Return, without pictures, the lines from the start of the data through the one that contains "import matplotlib.pyplot as plt".

Collected material →
* start *
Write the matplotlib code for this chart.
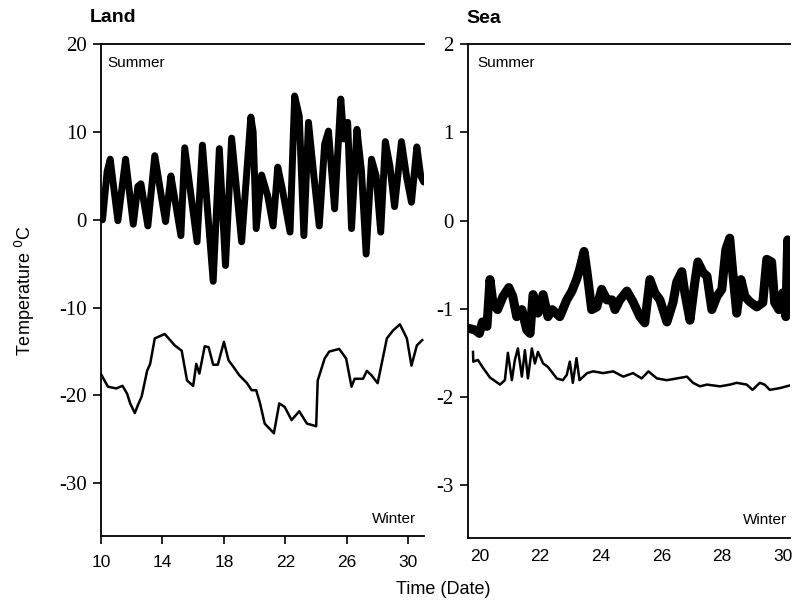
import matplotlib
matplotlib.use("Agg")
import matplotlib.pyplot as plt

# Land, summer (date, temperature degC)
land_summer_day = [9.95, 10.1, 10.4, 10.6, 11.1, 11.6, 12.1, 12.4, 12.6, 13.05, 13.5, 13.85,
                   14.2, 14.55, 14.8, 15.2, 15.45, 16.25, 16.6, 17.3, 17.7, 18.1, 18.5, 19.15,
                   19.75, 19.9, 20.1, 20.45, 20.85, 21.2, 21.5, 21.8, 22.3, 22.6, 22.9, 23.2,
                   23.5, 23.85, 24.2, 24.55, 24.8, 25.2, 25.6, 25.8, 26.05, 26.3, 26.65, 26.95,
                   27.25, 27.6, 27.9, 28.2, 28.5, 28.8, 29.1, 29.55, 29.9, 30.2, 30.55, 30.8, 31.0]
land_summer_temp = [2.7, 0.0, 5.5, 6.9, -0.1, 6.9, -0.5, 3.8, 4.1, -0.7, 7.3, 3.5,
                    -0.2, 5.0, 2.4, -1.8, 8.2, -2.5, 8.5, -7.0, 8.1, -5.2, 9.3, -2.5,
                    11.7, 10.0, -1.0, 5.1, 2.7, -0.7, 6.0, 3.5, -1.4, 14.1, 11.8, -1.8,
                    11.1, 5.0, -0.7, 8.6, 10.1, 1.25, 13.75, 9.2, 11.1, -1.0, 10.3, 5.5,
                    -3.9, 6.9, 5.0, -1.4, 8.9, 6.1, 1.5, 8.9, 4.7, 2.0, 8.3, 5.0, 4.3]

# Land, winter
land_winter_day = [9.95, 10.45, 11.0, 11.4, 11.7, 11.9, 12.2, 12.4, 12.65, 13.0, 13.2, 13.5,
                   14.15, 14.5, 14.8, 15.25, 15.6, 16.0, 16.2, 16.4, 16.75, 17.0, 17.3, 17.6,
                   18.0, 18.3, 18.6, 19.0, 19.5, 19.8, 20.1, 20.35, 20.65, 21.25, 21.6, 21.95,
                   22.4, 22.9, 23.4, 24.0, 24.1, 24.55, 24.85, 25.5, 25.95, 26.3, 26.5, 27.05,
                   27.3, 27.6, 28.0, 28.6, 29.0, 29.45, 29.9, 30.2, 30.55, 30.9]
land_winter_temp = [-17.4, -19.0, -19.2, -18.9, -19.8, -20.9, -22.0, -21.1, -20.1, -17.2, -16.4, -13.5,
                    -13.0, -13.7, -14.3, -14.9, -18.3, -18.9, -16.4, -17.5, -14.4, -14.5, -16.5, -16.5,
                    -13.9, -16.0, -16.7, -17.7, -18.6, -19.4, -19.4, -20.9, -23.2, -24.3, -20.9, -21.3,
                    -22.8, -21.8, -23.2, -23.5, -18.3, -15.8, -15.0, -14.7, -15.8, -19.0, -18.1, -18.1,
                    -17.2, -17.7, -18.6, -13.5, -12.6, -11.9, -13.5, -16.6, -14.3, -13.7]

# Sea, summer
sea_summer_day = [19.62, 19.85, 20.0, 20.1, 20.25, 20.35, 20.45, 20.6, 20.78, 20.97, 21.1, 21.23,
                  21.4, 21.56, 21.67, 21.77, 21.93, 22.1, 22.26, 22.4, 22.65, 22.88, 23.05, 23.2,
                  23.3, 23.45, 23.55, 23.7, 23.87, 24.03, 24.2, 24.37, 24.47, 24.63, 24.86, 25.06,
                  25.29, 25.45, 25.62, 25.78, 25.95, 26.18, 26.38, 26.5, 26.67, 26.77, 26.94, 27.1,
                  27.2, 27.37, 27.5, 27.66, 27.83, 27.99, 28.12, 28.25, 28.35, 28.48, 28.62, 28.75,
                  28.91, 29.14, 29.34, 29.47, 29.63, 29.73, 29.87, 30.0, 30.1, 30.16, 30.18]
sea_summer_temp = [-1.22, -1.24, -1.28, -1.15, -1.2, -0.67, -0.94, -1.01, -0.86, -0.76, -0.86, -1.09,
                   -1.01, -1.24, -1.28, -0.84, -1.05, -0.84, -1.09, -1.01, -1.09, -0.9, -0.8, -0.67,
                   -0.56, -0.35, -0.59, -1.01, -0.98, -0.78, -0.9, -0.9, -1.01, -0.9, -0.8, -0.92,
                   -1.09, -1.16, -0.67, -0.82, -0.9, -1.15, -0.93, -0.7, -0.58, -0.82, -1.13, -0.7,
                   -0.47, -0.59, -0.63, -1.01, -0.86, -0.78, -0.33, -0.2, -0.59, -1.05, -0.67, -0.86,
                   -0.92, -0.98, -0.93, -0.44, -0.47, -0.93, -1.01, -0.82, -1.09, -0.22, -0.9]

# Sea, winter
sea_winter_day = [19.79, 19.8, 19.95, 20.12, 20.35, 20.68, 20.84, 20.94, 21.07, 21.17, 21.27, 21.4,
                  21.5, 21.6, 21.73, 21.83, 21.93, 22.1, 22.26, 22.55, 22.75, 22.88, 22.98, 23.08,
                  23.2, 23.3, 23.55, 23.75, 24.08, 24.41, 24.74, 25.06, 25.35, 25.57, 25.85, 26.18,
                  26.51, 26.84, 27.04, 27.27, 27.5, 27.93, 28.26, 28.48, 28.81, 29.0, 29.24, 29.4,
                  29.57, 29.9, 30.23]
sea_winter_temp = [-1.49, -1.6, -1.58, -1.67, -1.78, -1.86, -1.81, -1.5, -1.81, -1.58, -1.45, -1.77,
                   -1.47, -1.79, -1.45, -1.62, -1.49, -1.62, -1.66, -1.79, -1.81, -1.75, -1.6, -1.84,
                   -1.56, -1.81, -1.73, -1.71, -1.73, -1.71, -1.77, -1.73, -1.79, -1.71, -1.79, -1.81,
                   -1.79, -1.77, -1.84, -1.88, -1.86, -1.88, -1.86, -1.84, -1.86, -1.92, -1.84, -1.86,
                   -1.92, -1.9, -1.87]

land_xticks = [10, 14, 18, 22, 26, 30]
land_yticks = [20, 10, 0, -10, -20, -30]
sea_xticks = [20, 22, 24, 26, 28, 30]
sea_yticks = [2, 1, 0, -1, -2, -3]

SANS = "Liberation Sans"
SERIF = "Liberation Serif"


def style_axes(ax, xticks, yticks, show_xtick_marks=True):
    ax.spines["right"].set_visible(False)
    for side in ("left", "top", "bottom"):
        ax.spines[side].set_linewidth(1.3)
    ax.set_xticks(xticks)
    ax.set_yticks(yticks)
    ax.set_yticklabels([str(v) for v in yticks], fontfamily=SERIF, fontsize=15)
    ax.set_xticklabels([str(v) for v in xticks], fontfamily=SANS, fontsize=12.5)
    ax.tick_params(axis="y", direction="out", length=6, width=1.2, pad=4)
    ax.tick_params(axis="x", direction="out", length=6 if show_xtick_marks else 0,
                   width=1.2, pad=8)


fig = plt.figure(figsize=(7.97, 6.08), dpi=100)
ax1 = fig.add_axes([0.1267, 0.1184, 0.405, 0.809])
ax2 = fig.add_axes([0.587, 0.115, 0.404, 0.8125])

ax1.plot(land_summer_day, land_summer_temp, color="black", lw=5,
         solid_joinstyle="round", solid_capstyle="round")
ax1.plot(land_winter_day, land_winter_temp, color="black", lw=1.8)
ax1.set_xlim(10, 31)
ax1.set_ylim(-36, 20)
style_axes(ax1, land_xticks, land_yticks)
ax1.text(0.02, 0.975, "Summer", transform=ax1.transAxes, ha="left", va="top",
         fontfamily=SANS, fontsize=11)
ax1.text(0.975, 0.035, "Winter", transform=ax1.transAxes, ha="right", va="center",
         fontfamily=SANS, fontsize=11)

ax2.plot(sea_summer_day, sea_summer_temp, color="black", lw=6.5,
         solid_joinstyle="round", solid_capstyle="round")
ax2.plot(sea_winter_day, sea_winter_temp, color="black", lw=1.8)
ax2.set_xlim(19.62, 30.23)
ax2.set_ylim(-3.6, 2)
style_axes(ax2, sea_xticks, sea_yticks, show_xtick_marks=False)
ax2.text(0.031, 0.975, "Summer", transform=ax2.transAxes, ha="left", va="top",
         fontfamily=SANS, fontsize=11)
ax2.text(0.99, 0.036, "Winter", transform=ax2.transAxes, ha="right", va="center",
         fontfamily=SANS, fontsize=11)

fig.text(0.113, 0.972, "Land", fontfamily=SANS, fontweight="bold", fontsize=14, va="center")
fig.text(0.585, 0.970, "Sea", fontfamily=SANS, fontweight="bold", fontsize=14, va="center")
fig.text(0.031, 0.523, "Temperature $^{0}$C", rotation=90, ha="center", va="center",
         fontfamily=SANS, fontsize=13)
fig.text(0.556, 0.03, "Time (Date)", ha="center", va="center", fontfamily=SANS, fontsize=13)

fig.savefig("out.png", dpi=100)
* end *
Final answer →
Write the matplotlib code for this chart.
import matplotlib
matplotlib.use("Agg")
import matplotlib.pyplot as plt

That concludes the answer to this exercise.